In the story, the old man and Judson are set up as rivals, as the old man expresses his immense rage at Judson's beating of his dog. This beating is nonsensical, as Judson claims that "he can't stand noises like" (6) the ones the dog was making while it licked its paw. Judson's slobbering hints at his brutality, and the Dahl uses free indirect discourse when calling Judson a "creature," taking on the old man's perspective. The story reveals Judson's inhumanity as his immense cruelty, and the pleasure that he takes in killing animals, come to the forefront.

In contrast, the old man observes the peaceful symbiosis between his black cow and the black mamba. Even though the mamba is a venomous snake, it does not hurt the cow, and feeds off of its full udders. This mamba takes Judson's share of milk, and after Judson shares that he once killed a sleeping dog by dropping a stone on its head, the old man asks Judson to go outside and stake out the thief.

In order to exact revenge on Judson, the narrator sets Judson up to be bitten by the mamba. But, the frame story structure shows that in telling this story, the old man relieves a weight that he is carrying, almost like a confession. This suggests that this revenge takes a toll on the old man, and he may feel some remorse. But, the story also suggests that the mamba is significantly less harmful than Judson, and thus seems to deserve Judson's share of milk.

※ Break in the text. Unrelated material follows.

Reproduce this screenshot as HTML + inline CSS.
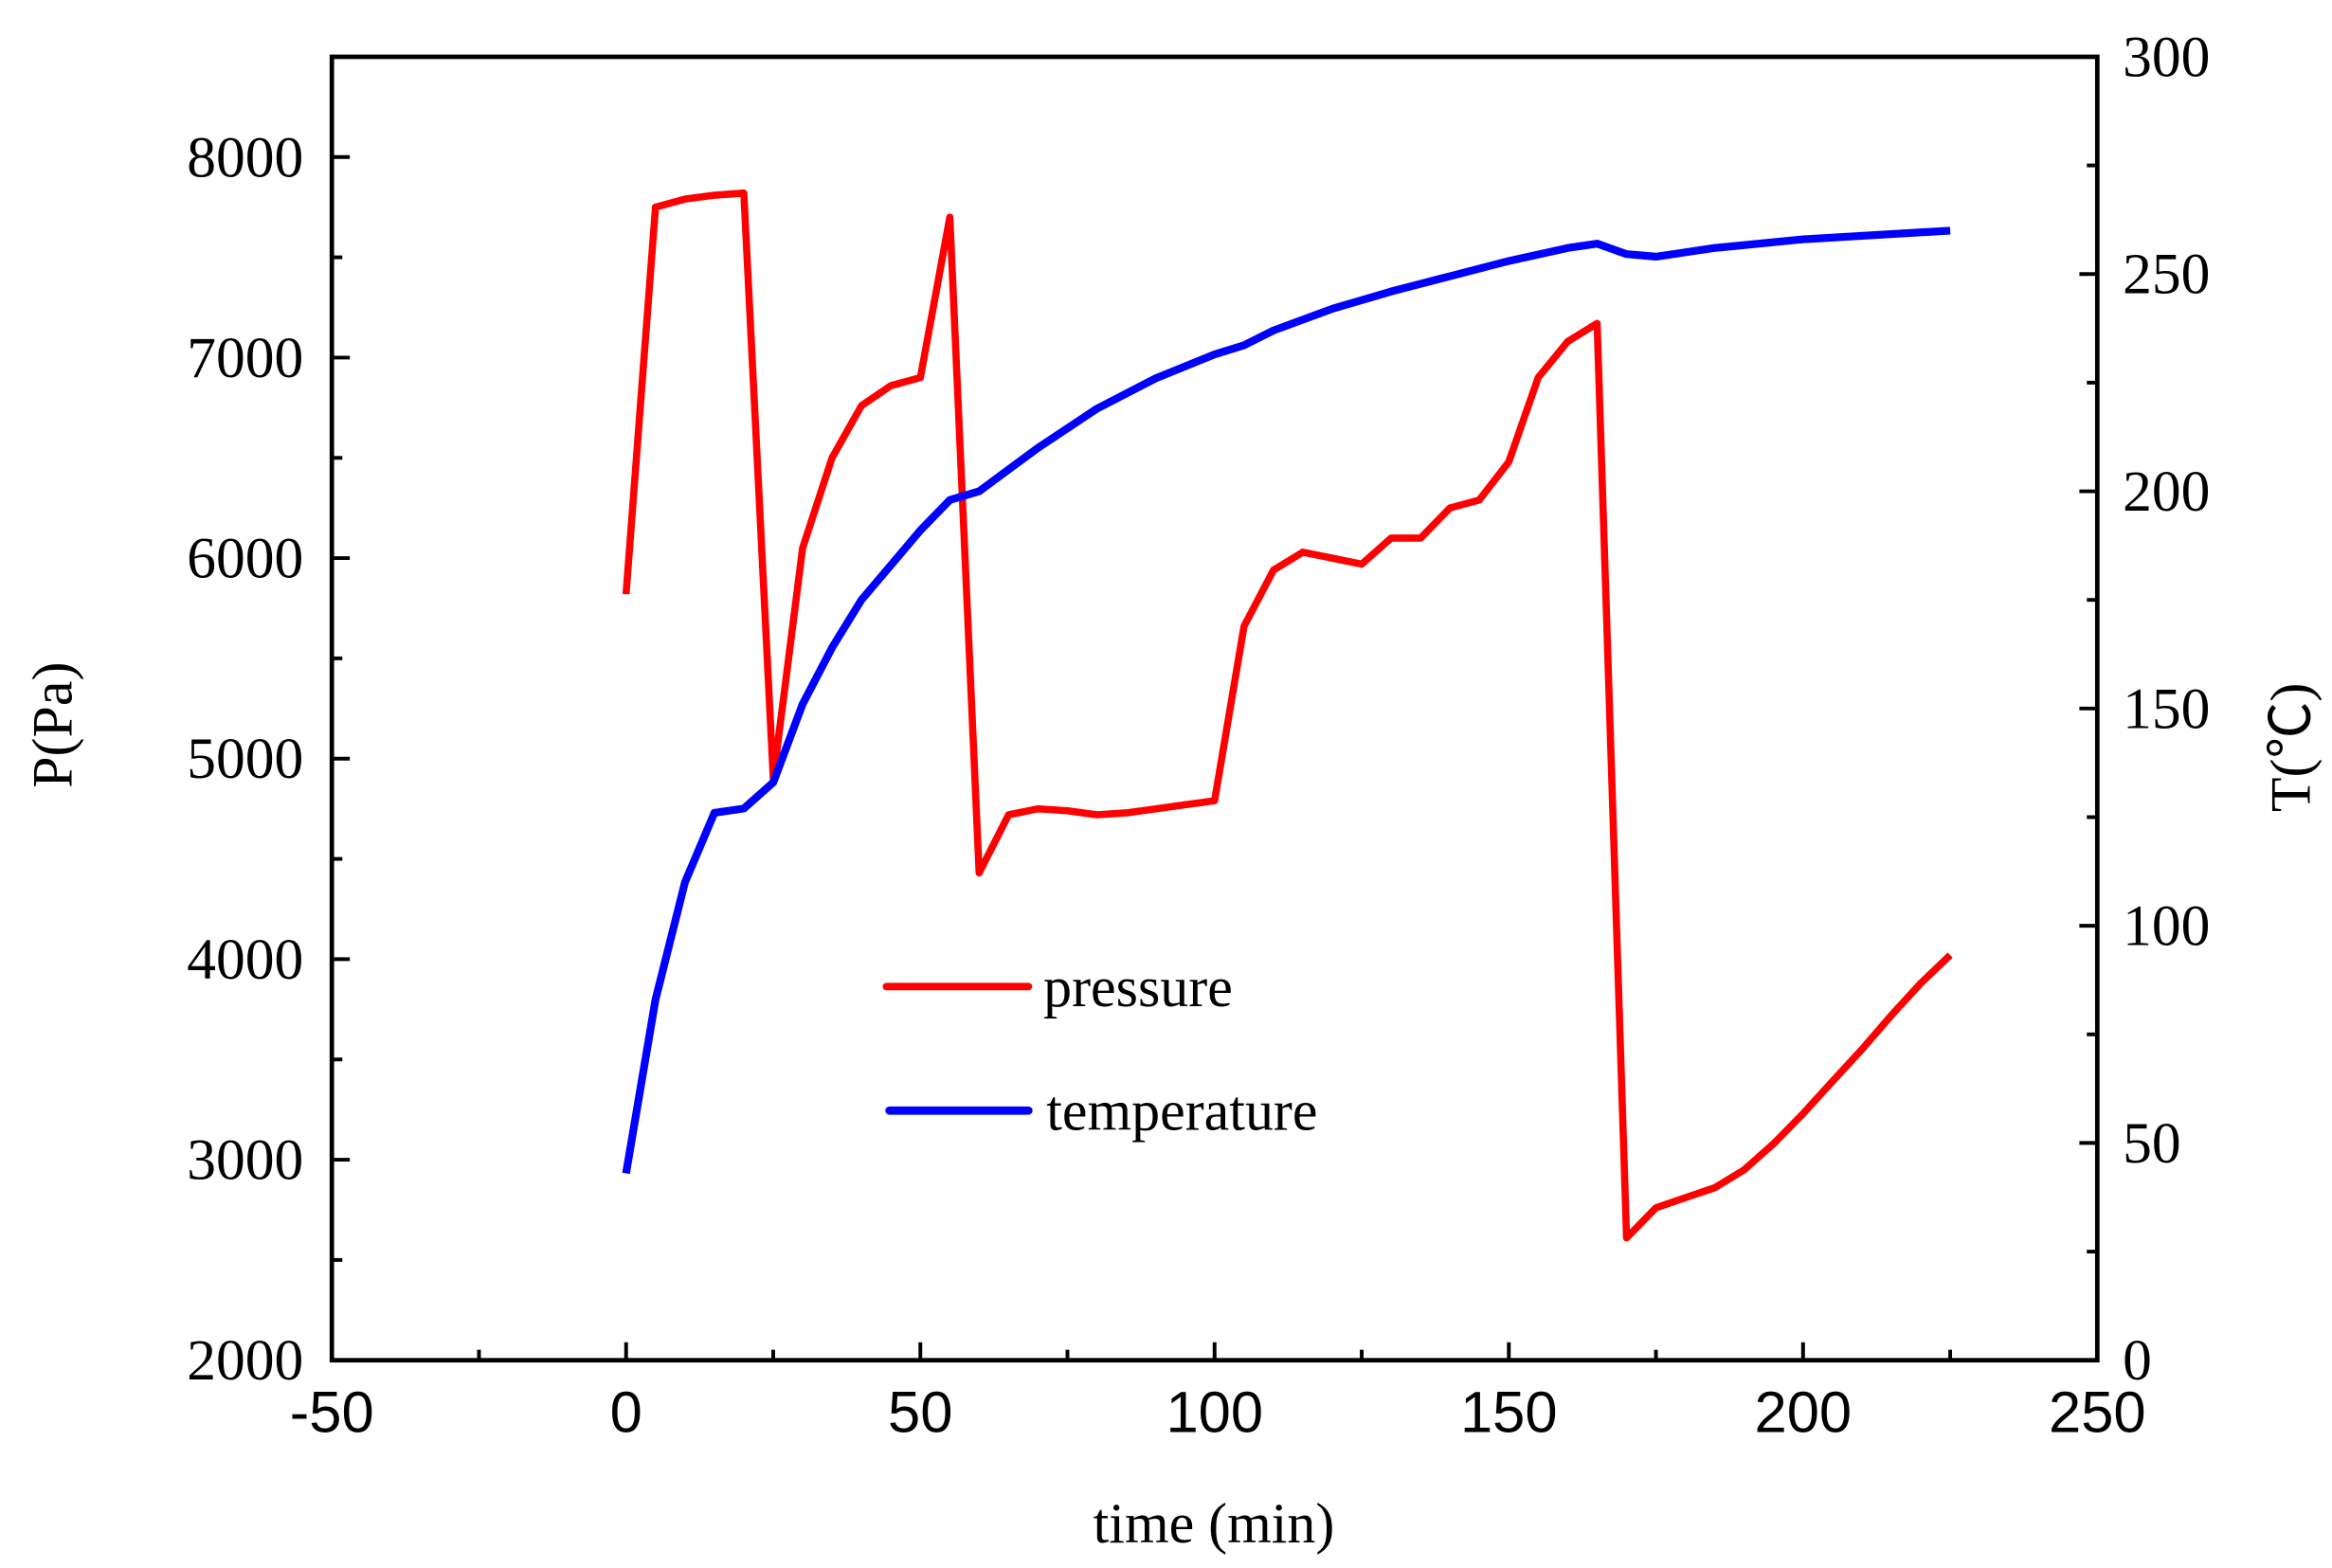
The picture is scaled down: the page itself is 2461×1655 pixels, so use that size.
<!DOCTYPE html>
<html><head><meta charset="utf-8"><style>
html,body{margin:0;padding:0;background:#fff;}
svg{display:block;}
</style></head><body>
<svg id="s" width="2461" height="1655" viewBox="0 0 1560 1049" preserveAspectRatio="none" xmlns="http://www.w3.org/2000/svg">
<rect x="0" y="0" width="1560" height="1049" fill="#fff"/>
<g id="ticks" stroke="#000" stroke-width="2.5"></g>
<rect x="222" y="38" width="1181" height="872" fill="none" stroke="#000" stroke-width="3"/>
<polyline id="pr" fill="none" stroke="#ff0000" stroke-width="4.8" stroke-linejoin="round"/>
<polyline id="tp" fill="none" stroke="#0000ff" stroke-width="5.2" stroke-linejoin="round"/>
<g id="labels"></g>
<line x1="593" y1="660" x2="688" y2="660" stroke="#ff0000" stroke-width="5" stroke-linecap="round"/>
<line x1="595" y1="743" x2="688" y2="743" stroke="#0000ff" stroke-width="5.5" stroke-linecap="round"/>
<text x="698" y="673" font-family="Liberation Serif, serif" font-size="38">pressure</text>
<text x="700" y="756" font-family="Liberation Serif, serif" font-size="38">temperature</text>
<text x="812" y="1032" text-anchor="middle" font-family="Liberation Serif, serif" font-size="38">time (min)</text>
<text transform="translate(48,485) rotate(-90)" text-anchor="middle" font-family="Liberation Serif, serif" font-size="38">P(Pa)</text>
<text transform="translate(1545,500) rotate(-90)" text-anchor="middle" font-family="Liberation Serif, 'Noto Sans CJK SC', serif" font-size="38">T(℃)</text>
</svg>
<script>
var X=function(t){return 222+(t+50)*1181/300;};
var P=function(p){return 910-(p-2000)*872/6500;};
var T=function(v){return 910-v*872/300;};
var pd=[[0,5820],[5,7750],[10,7790],[15,7810],[20,7820],[25,4900],[30,6050],[35,6500],[40,6760],[45,6860],[50,6900],[55,7700],[60,4430],[65,4720],[70,4750],[75,4740],[80,4720],[85,4730],[90,4750],[95,4770],[100,4790],[105,5660],[110,5940],[115,6030],[120,6000],[125,5970],[130,6100],[135,6100],[140,6250],[145,6290],[150,6480],[155,6900],[160,7080],[165,7170],[170,2610],[175,2760],[180,2810],[185,2860],[190,2950],[195,3080],[200,3230],[205,3390],[210,3550],[215,3720],[220,3880],[225,4020]];
var td=[[0,43],[5,83],[10,110],[15,126],[20,127],[25,133],[30,151],[35,164],[40,175],[45,183],[50,191],[55,198],[60,200],[65,205],[70,210],[80,219],[90,226],[100,231.5],[105,233.6],[110,237],[120,242],[130,246],[140,249.5],[150,253],[160,256],[165,257],[170,254.6],[175,254],[185,256],[200,258],[225,260]];
document.getElementById('pr').setAttribute('points',pd.map(function(d){return X(d[0]).toFixed(1)+','+P(d[1]).toFixed(1);}).join(' '));
document.getElementById('tp').setAttribute('points',td.map(function(d){return X(d[0]).toFixed(1)+','+T(d[1]).toFixed(1);}).join(' '));
var ns='http://www.w3.org/2000/svg',tk=document.getElementById('ticks'),lb=document.getElementById('labels');
function ln(a,b,c,d){var l=document.createElementNS(ns,'line');l.setAttribute('x1',a);l.setAttribute('y1',b);l.setAttribute('x2',c);l.setAttribute('y2',d);tk.appendChild(l);}
function tx(x,y,s,anc,fam){var t=document.createElementNS(ns,'text');t.setAttribute('x',x);t.setAttribute('y',y);t.setAttribute('text-anchor',anc);t.setAttribute('font-family',fam);t.setAttribute('font-size','39');t.textContent=s;lb.appendChild(t);}
for(var p=2000;p<=8500;p+=500){var y=P(p),maj=p%1000==0;ln(222,y,222+(maj?12:7),y);if(maj)tx(203,y+13,String(p),'end','Liberation Serif, serif');}
for(var v=0;v<=300;v+=25){var y=T(v),maj=v%50==0;ln(1403,y,1403-(maj?12:7),y);if(maj)tx(1420,y+13,String(v),'start','Liberation Serif, serif');}
for(var t=-50;t<=250;t+=25){var x=X(t),maj=t%50==0;ln(x,910,x,910-(maj?12:7));if(maj)tx(x,958,String(t),'middle','Liberation Sans, sans-serif');}
</script>
</body></html>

This story also contends with two evils. The old man chooses the lesser of the two evils, since snakes are traditionally associated with the devil and with corruption, but the mamba peacefully takes from the cow and is known to be a very shy animal unless provoked. Judson, on the other hand, is a violent aggressor, asserting his power through violence whenever anything bothers him. Thus, this story also explores the difficulty of choosing between different forces, and the power of revenge in this choice.